If set to a non-zero value, gawk all string functions (including regular expressions); ignore the case of characters.

NF

The total number of data fields in the data file

NR

The number of input records processed

OFMT

The output format for displaying numbers, with a default of %.6 g

RLENGTH

The length of the substring matched in the match function

RSTART

The start index of the substring matched in the match function

You can use the built-in variables anywhere in the gawk program script, including the BEGIN and END sections.

Assigning variables in scripts

Assigning values to variables in gawk programs is similar to how you assign values to variables in a shell script — using an assignment statement:

$ gawk '

> BEGIN{

> testing="This is a test"

> print testing

> }'

This is a test

$

After you assign a value to a variable, you can use that variable anywhere in your gawk script.

Assigning variables in the command line

You can also use the gawk command line to assign values to variables for the gawk program. This allows you to set values outside of the normal code, changing values on the fly. Here's an example of using a command line variable to display a specific data field in the file:

$ cat script1

BEGIN{FS=","}

{print $n}

$ gawk -f script1 n=2 data1

$ gawk -f script1 n=3 data1

This feature is a great way to process data from your shell scripts in the gawk script.

The gawk program features

Some features of the gawk program make it handy for manipulating data, allowing you to create gawk scripts that can parse just about any type of text file, including log files.

Regular expressions

You can use either a Basic Regular Expression (BRE) or an Extended Regular Expression (ERE) to filter the lines in the data stream to which the program script applies.

When using a regular expression, the regular expression must appear before the left brace of the program script that it controls:

$ gawk 'BEGIN{FS=","} /test/{print $1}' data1

This is a test

$

The matching operator

The matching operator allows you to restrict a regular expression to a specific data field in the records. The matching operator is the tilde character (∼). You specify the matching operator, along with the data field variable, and the regular expression to match:

$1 ~ /^data/

This expression filters records where the first data field starts with the text data.

Mathematical expressions

In addition to regular expressions, you can also use mathematical expressions in the matching pattern.

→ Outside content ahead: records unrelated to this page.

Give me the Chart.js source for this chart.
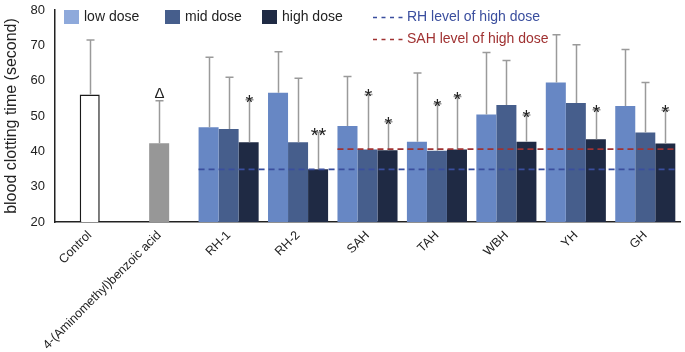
<!DOCTYPE html>
<html>
<head>
<meta charset="utf-8">
<script src="https://cdn.jsdelivr.net/npm/chart.js@4.4.1/dist/chart.umd.min.js"></script>
<style>
  html, body { margin: 0; padding: 0; background: #fff; }
  #wrap { width: 685px; height: 352px; position: relative; }
</style>
</head>
<body>
<div id="wrap"><canvas id="c" width="685" height="352"></canvas></div>
<script>
const categories = ['Control', '4-(Aminomethyl)benzoic acid', 'RH-1', 'RH-2', 'SAH', 'TAH', 'WBH', 'YH', 'GH'];
const seriesNames = ['low dose', 'mid dose', 'high dose'];
// mean values
const lowDose  = [null, null, 46.8, 56.6, 47.2, 42.7, 50.4, 59.5, 52.8];
const midDose  = [56.1, 42.3, 46.3, 42.6, 40.5, 40.2, 53.1, 53.7, 45.3];
const highDose = [null, null, 42.6, 34.9, 40.3, 40.5, 42.7, 43.4, 42.2];
// upper end of error bars
const lowErrTop  = [null, null, 66.6, 68.2, 61.2, 62.2, 68.0, 73.0, 68.8];
const midErrTop  = [71.5, 54.3, 61.0, 60.7, 56.1, 53.5, 65.7, 70.2, 59.5];
const highErrTop = [null, null, 54.6, 45.3, 48.4, 55.5, 50.3, 51.8, 51.6];
// significance marks
const lowMarks  = ['', '', '', '', '', '', '', '', ''];
const midMarks  = ['', 'Δ', '', '', '*', '*', '', '', ''];
const highMarks = ['', '', '*', '**', '*', '*', '*', '*', '*'];
// reference levels
const rhLevel = 34.9;
const sahLevel = 40.6;
const yTicks = [20, 30, 40, 50, 60, 70, 80];

const FONT = "'Liberation Sans', Arial, sans-serif";
const C_LOW = '#6787C4', C_MID = '#465E8C', C_HIGH = '#1F2A44';
const C_LOW_LEG = '#8EA9DB';
const C_RH = '#3A4E9E', C_SAH = '#A03232';

const midColors = midDose.map((v, i) => i === 0 ? '#ffffff' : (i === 1 ? '#979797' : C_MID));
const midBorder = midDose.map((v, i) => i === 0 ? '#1a1a1a' : 'rgba(0,0,0,0)');
const midBorderW = midDose.map((v, i) => i === 0 ? 1.5 : 0);

const errTops = [lowErrTop, midErrTop, highErrTop];
const marks = [lowMarks, midMarks, highMarks];

const overlay = {
  id: 'overlay',
  afterDatasetsDraw(chart) {
    const ctx = chart.ctx;
    const y = chart.scales.y;
    ctx.save();
    // error bars
    ctx.lineWidth = 1.5;
    for (let d = 0; d < 3; d++) {
      const meta = chart.getDatasetMeta(d);
      meta.data.forEach((bar, i) => {
        const top = errTops[d][i];
        const val = chart.data.datasets[d].data[i];
        if (top == null || val == null) return;
        const x = Math.round(bar.x) + 0.5;
        const y0 = y.getPixelForValue(val);
        const y1 = y.getPixelForValue(top);
        ctx.strokeStyle = '#9a9a9a';
        ctx.beginPath();
        ctx.moveTo(x, y0); ctx.lineTo(x, y1);
        ctx.moveTo(x - 4, y1); ctx.lineTo(x + 4, y1);
        ctx.stroke();
        const m = marks[d][i];
        if (m) {
          ctx.fillStyle = '#222';
          ctx.textAlign = 'center';
          ctx.textBaseline = 'alphabetic';
          if (m === 'Δ') {
            ctx.font = '15px ' + FONT;
            ctx.fillText(m, x, y1 - 3);
          } else {
            ctx.font = '20px ' + FONT;
            ctx.fillText(m, x, y1 + 9);
          }
        }
      });
    }
    // reference lines
    const lowMeta = chart.getDatasetMeta(0);
    const highMeta = chart.getDatasetMeta(2);
    const lineFrom = (catIdx, level, color) => {
      const b0 = lowMeta.data[catIdx];
      const bN = highMeta.data[categories.length - 1];
      const x0 = b0.x - b0.width / 2;
      const x1 = bN.x + bN.width / 2;
      const yy = y.getPixelForValue(level);
      ctx.strokeStyle = color;
      ctx.lineWidth = 1.8;
      ctx.setLineDash([6, 4]);
      ctx.beginPath();
      ctx.moveTo(x0, yy); ctx.lineTo(x1, yy);
      ctx.stroke();
      ctx.setLineDash([]);
    };
    lineFrom(categories.indexOf('RH-1'), rhLevel, C_RH);
    lineFrom(categories.indexOf('SAH'), sahLevel, C_SAH);

    // legend
    ctx.textAlign = 'left';
    ctx.textBaseline = 'middle';
    ctx.font = '14px ' + FONT;
    const legItems = [
      { x: 64, color: C_LOW_LEG, text: seriesNames[0] },
      { x: 165, color: C_MID, text: seriesNames[1] },
      { x: 262, color: C_HIGH, text: seriesNames[2] }
    ];
    legItems.forEach(it => {
      ctx.fillStyle = it.color;
      ctx.fillRect(it.x, 10, 15, 14);
      ctx.fillStyle = '#222';
      ctx.fillText(it.text, it.x + 20, 17.5);
    });
    const dashLeg = (yy, color, text) => {
      ctx.strokeStyle = color;
      ctx.lineWidth = 1.5;
      ctx.setLineDash([4, 4.5]);
      ctx.beginPath();
      ctx.moveTo(373, yy); ctx.lineTo(403, yy);
      ctx.stroke();
      ctx.setLineDash([]);
      ctx.fillStyle = color;
      ctx.fillText(text, 407, yy);
    };
    dashLeg(17.5, C_RH, 'RH level of high dose');
    dashLeg(39.5, C_SAH, 'SAH level of high dose');
    ctx.restore();
  }
};

new Chart(document.getElementById('c'), {
  type: 'bar',
  data: {
    labels: categories,
    datasets: [
      { label: seriesNames[0], data: lowDose, backgroundColor: C_LOW, borderWidth: 0 },
      { label: seriesNames[1], data: midDose, backgroundColor: midColors, borderColor: midBorder, borderWidth: midBorderW, borderSkipped: false },
      { label: seriesNames[2], data: highDose, backgroundColor: C_HIGH, borderWidth: 0 }
    ]
  },
  options: {
    responsive: false,
    animation: false,
    devicePixelRatio: 1,
    layout: { padding: { left: 0, right: 5, top: 10, bottom: 0 } },
    datasets: { bar: { categoryPercentage: 0.865, barPercentage: 1.0, grouped: true } },
    plugins: { legend: { display: false }, tooltip: { enabled: false } },
    scales: {
      x: {
        grid: { display: false, drawTicks: false },
        border: { display: true, color: '#222', width: 1.5 },
        ticks: {
          autoSkip: false, minRotation: 45, maxRotation: 45, padding: 6,
          color: '#222', font: { family: FONT, size: 12.5 }
        },
        afterFit(s) { s.height = 130; }
      },
      y: {
        min: 20, max: 80,
        afterBuildTicks(s) { s.ticks = yTicks.map(v => ({ value: v })); },
        grid: { display: false, drawTicks: false },
        border: { display: true, color: '#222', width: 1.5 },
        ticks: { padding: 10, color: '#222', font: { family: FONT, size: 13 } },
        title: { display: true, text: 'blood clotting time (second)', color: '#222', font: { family: FONT, size: 16 }, padding: { top: 2, bottom: 2 } },
        afterFit(s) { s.width = 55; s.paddingTop = 0; s.paddingBottom = 0; }
      }
    }
  },
  plugins: [overlay]
});
</script>
</body>
</html>
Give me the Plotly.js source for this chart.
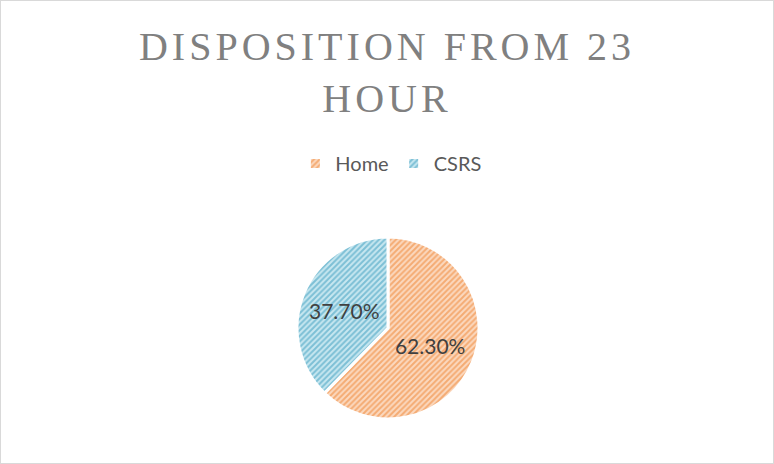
<!DOCTYPE html>
<html>
<head>
<meta charset="utf-8">
<script src="https://cdn.plot.ly/plotly-3.0.1.min.js"></script>
<style>
  html, body { margin: 0; padding: 0; background: #fff; }
  #chart { width: 772px; height: 462px; border: 1px solid #d9d9d9; }
  #chart .gtitle { letter-spacing: 4px; }
</style>
</head>
<body>
<div id="chart"></div>
<script>
const categories = ['Home', 'CSRS'];
const values = [62.3, 37.7];
const fgColors = ['#EE7E28', '#3197BA'];
const bgColors = ['#FBD9BF', '#C8E7F0'];

const W = 772, H = 462;
const cx = 387, cy = 327, r = 91;

const trace = {
  type: 'pie',
  labels: categories,
  values: values,
  sort: false,
  direction: 'clockwise',
  rotation: 0,
  texttemplate: '%{percent:.2%}',
  textposition: 'inside',
  insidetextorientation: 'horizontal',
  textfont: { family: 'Lato, "Open Sans", sans-serif', size: 21, color: '#404040' },
  hoverinfo: 'label+percent',
  marker: {
    colors: bgColors,
    line: { color: '#ffffff', width: 3 },
    pattern: {
      shape: ['/', '/'],
      fgcolor: fgColors,
      bgcolor: bgColors,
      size: 4,
      solidity: 0.5,
      fillmode: 'overlay'
    }
  },
  domain: {
    x: [(cx - r) / W, (cx + r) / W],
    y: [(H - (cy + r)) / H, (H - (cy - r)) / H]
  }
};

const layout = {
  width: W,
  height: H,
  margin: { l: 0, r: 0, t: 0, b: 0 },
  paper_bgcolor: '#ffffff',
  title: {
    text: 'DISPOSITION FROM 23<br>HOUR',
    font: { family: '"Liberation Serif", "DejaVu Serif", serif', size: 40, color: '#808080' },
    x: 0.5,
    xanchor: 'center',
    y: 0.872,
    yanchor: 'top'
  },
  showlegend: true,
  legend: {
    orientation: 'h',
    x: 0.505,
    xanchor: 'center',
    y: 0.648,
    yanchor: 'middle',
    font: { family: 'Lato, "Open Sans", sans-serif', size: 20, color: '#595959' },
    itemwidth: 30
  }
};

Plotly.newPlot('chart', [trace], layout, { displayModeBar: false, staticPlot: true });
</script>
</body>
</html>
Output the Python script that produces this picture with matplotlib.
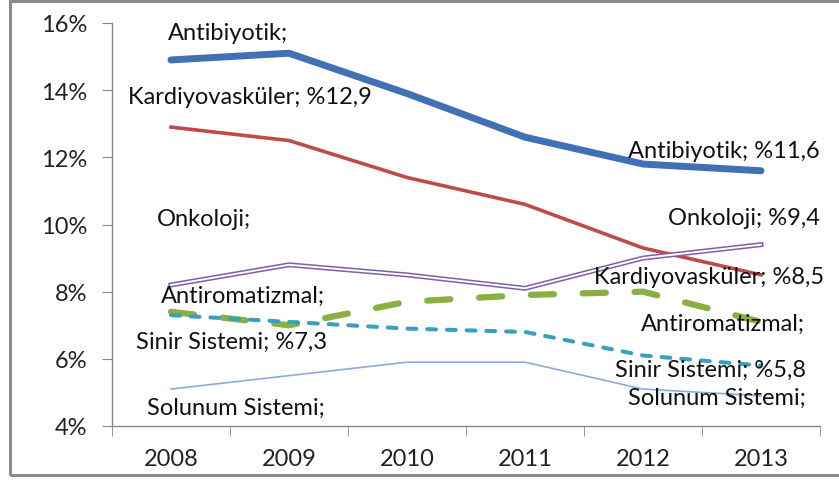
import matplotlib.pyplot as plt
from matplotlib.patches import Rectangle
from matplotlib.ticker import FuncFormatter, MultipleLocator

plt.rcParams['font.family'] = ['Lato', 'DejaVu Sans']

years = ['2008', '2009', '2010', '2011', '2012', '2013']

antibiyotik = [14.9, 15.1, 13.9, 12.6, 11.8, 11.6]
kardiyovaskuler = [12.9, 12.5, 11.4, 10.6, 9.3, 8.5]
onkoloji = [8.2, 8.8, 8.5, 8.1, 9.0, 9.4]
antiromatizmal = [7.4, 7.0, 7.7, 7.9, 8.0, 7.1]
sinir_sistemi = [7.3, 7.1, 6.9, 6.8, 6.1, 5.8]
solunum_sistemi = [5.1, 5.5, 5.9, 5.9, 5.1, 4.9]

# labels shown at first / last point (Excel cut some values off)
left_labels = ['Antibiyotik;', 'Kardiyovasküler; %12,9', 'Onkoloji;',
               'Antiromatizmal;', 'Sinir Sistemi; %7,3', 'Solunum Sistemi;']
right_labels = ['Antibiyotik; %11,6', 'Onkoloji; %9,4', 'Kardiyovasküler; %8,5',
                'Antiromatizmal;', 'Sinir Sistemi; %5,8', 'Solunum Sistemi;']

fig = plt.figure(figsize=(8.39, 4.85), dpi=100)
ax = fig.add_axes([112 / 839, 58 / 485, 708 / 839, 403 / 485])

x = list(range(len(years)))

ax.plot(x, antibiyotik, color='#4171B4', lw=5, solid_capstyle='round', solid_joinstyle='round')
ax.plot(x, kardiyovaskuler, color='#BE4B48', lw=2.6, solid_joinstyle='round')
ax.plot(x, onkoloji, color='#7F5FA6', lw=3.6, solid_joinstyle='round')
ax.plot(x, onkoloji, color='white', lw=1.4, solid_joinstyle='round')
ax.plot(x, antiromatizmal, color='#8AAF43', lw=4.5, dashes=(3.7, 4.6), dash_capstyle='round')
ax.plot(x, sinir_sistemi, color='#38A0BE', lw=2.9, dashes=(2.2, 2.7), dash_capstyle='round')
ax.plot(x, solunum_sistemi, color='#8EA9DB', lw=1.2)

ax.set_xlim(-0.5, 5.5)
ax.set_ylim(4, 16)
ax.yaxis.set_major_locator(MultipleLocator(2))
ax.yaxis.set_major_formatter(FuncFormatter(lambda v, p: f'{v:.0f}%'))
ax.set_xticks(x)
ax.set_xticklabels(years)
ax.set_xticks([i + 0.5 for i in range(-1, 6)], minor=True)
ax.tick_params(axis='x', which='major', length=0, pad=16, labelsize=17, colors='#222222')
ax.tick_params(axis='x', which='minor', length=7, color='#888888')
ax.tick_params(axis='y', length=7, color='#888888', labelsize=17, colors='#222222', pad=11)

for s in ['top', 'right']:
    ax.spines[s].set_visible(False)
for s in ['left', 'bottom']:
    ax.spines[s].set_color('#888888')
    ax.spines[s].set_linewidth(1)

# label centres / right edges in pixels
left_pos = [(228, 33), (250, 98), (204, 220), (243, 296), (232, 342), (236, 408)]
for text, (px, py) in zip(left_labels, left_pos):
    fig.text(px / 839, 1 - py / 485, text, ha='center', va='center', fontsize=17, color='#111111')

right_pos = [(820, 152), (820, 219), (824, 278), (805, 324), (806, 370), (806, 398)]
for text, (px, py) in zip(right_labels, right_pos):
    fig.text(px / 839, 1 - py / 485, text, ha='right', va='center', fontsize=17, color='#111111')

# outer chart border
fig.patches.append(Rectangle((10 / 839, 9 / 485), 1.0, 474 / 485, transform=fig.transFigure,
                             fill=False, edgecolor='#8c8c8c', lw=2.2))

fig.savefig('out.png', dpi=100)
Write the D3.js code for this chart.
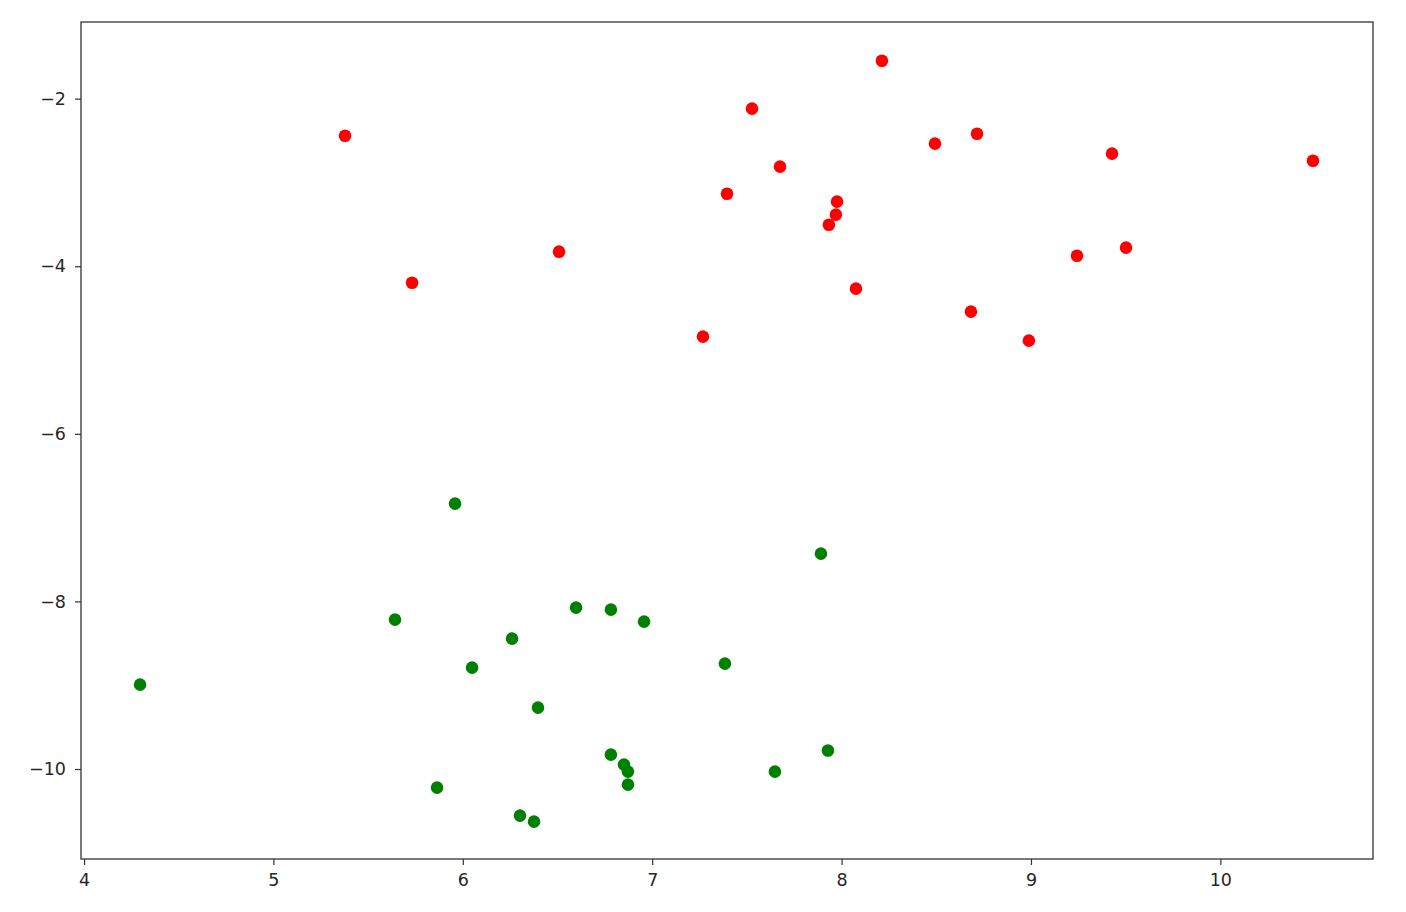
<!DOCTYPE html>
<html>
<head>
<meta charset="utf-8">
<script src="https://cdn.jsdelivr.net/npm/d3@7"></script>
<style>
  body { margin: 0; background: #fff; }
  svg text { font-family: "DejaVu Sans", sans-serif; font-size: 17.5px; fill: #262626; }
</style>
</head>
<body>
<div id="chart"></div>
<script>
// red cluster
const redX = [8.213, 7.527, 5.378, 8.715, 8.493, 9.428, 10.489, 7.675, 7.395, 7.976,
              7.970, 7.933, 6.508, 9.243, 9.502, 5.732, 8.076, 8.683, 7.268, 8.989];
const redY = [-1.547, -2.119, -2.442, -2.418, -2.537, -2.656, -2.740, -2.811, -3.134, -3.229,
              -3.384, -3.504, -3.826, -3.874, -3.778, -4.196, -4.267, -4.542, -4.840, -4.888];
// green cluster
const greenX = [5.959, 7.891, 6.598, 6.782, 5.642, 6.957, 6.260, 6.049, 7.384, 4.296,
                6.397, 6.782, 7.928, 6.851, 6.872, 7.648, 6.872, 5.864, 6.302, 6.376];
const greenY = [-6.833, -7.430, -8.074, -8.098, -8.217, -8.241, -8.444, -8.790, -8.742, -8.993,
                -9.267, -9.828, -9.780, -9.948, -10.031, -10.031, -10.186, -10.222, -10.556, -10.628];

const xTicks = [4, 5, 6, 7, 8, 9, 10];
const yTicks = [-2, -4, -6, -8, -10];

const width = 1406, height = 912;
const m = { left: 81, right: 1373, top: 22, bottom: 859 };

const svg = d3.select('#chart').append('svg')
  .attr('width', width)
  .attr('height', height);

const x = d3.scaleLinear().domain([3.984, 10.806]).range([m.left, m.right]);
const y = d3.scaleLinear().domain([-11.074, -1.085]).range([m.bottom, m.top]);

const fmt = d => String(d).replace('-', '\u2212');

const xAxis = svg.append('g')
  .attr('transform', `translate(0,${m.bottom})`)
  .call(d3.axisBottom(x).tickValues(xTicks).tickFormat(fmt).tickSize(6).tickPadding(9));
const yAxis = svg.append('g')
  .attr('transform', `translate(${m.left},0)`)
  .call(d3.axisLeft(y).tickValues(yTicks).tickFormat(fmt).tickSize(6).tickPadding(9));

[xAxis, yAxis].forEach(a => {
  a.select('.domain').remove();
  a.selectAll('.tick line').attr('stroke', '#333').attr('stroke-width', 1.2);
  a.selectAll('.tick text').attr('font-size', 17.5).attr('font-family', '"DejaVu Sans", sans-serif').attr('fill', '#262626');
});

svg.append('rect')
  .attr('x', m.left).attr('y', m.top)
  .attr('width', m.right - m.left).attr('height', m.bottom - m.top)
  .attr('fill', 'none').attr('stroke', '#333').attr('stroke-width', 1.3);

const red = redX.map((v, i) => [v, redY[i]]);
const green = greenX.map((v, i) => [v, greenY[i]]);

svg.append('g').selectAll('circle').data(red).join('circle')
  .attr('cx', d => x(d[0])).attr('cy', d => y(d[1])).attr('r', 6.3)
  .attr('fill', '#ff0000');

svg.append('g').selectAll('circle').data(green).join('circle')
  .attr('cx', d => x(d[0])).attr('cy', d => y(d[1])).attr('r', 6.3)
  .attr('fill', '#008000');
</script>
</body>
</html>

This feature comes in handy when matching numerical values in data fields. For example, if you want to display all the system users who belong to the root users group (group number 0), you could use this script:

$ gawk -F: '$4 == 0{print $1}' /etc/passwd

This script displays the first data field value for all lines that contain the value 0 in the fourth data field.

Structured commands

The gawk program supports the structured commands discussed in this section.

The if-then-else statement:

if (condition) statement1; else statement2

The while statement:

while (condition)

{

statements

}

The do-while statement:

do {

statements

} while (condition)

The for statement:

for(variable assignment; condition; iteration process)

This provides a wealth of programming opportunities for the gawk script programmer. You can write gawk programs that rival the functions of just about any higher-level language program.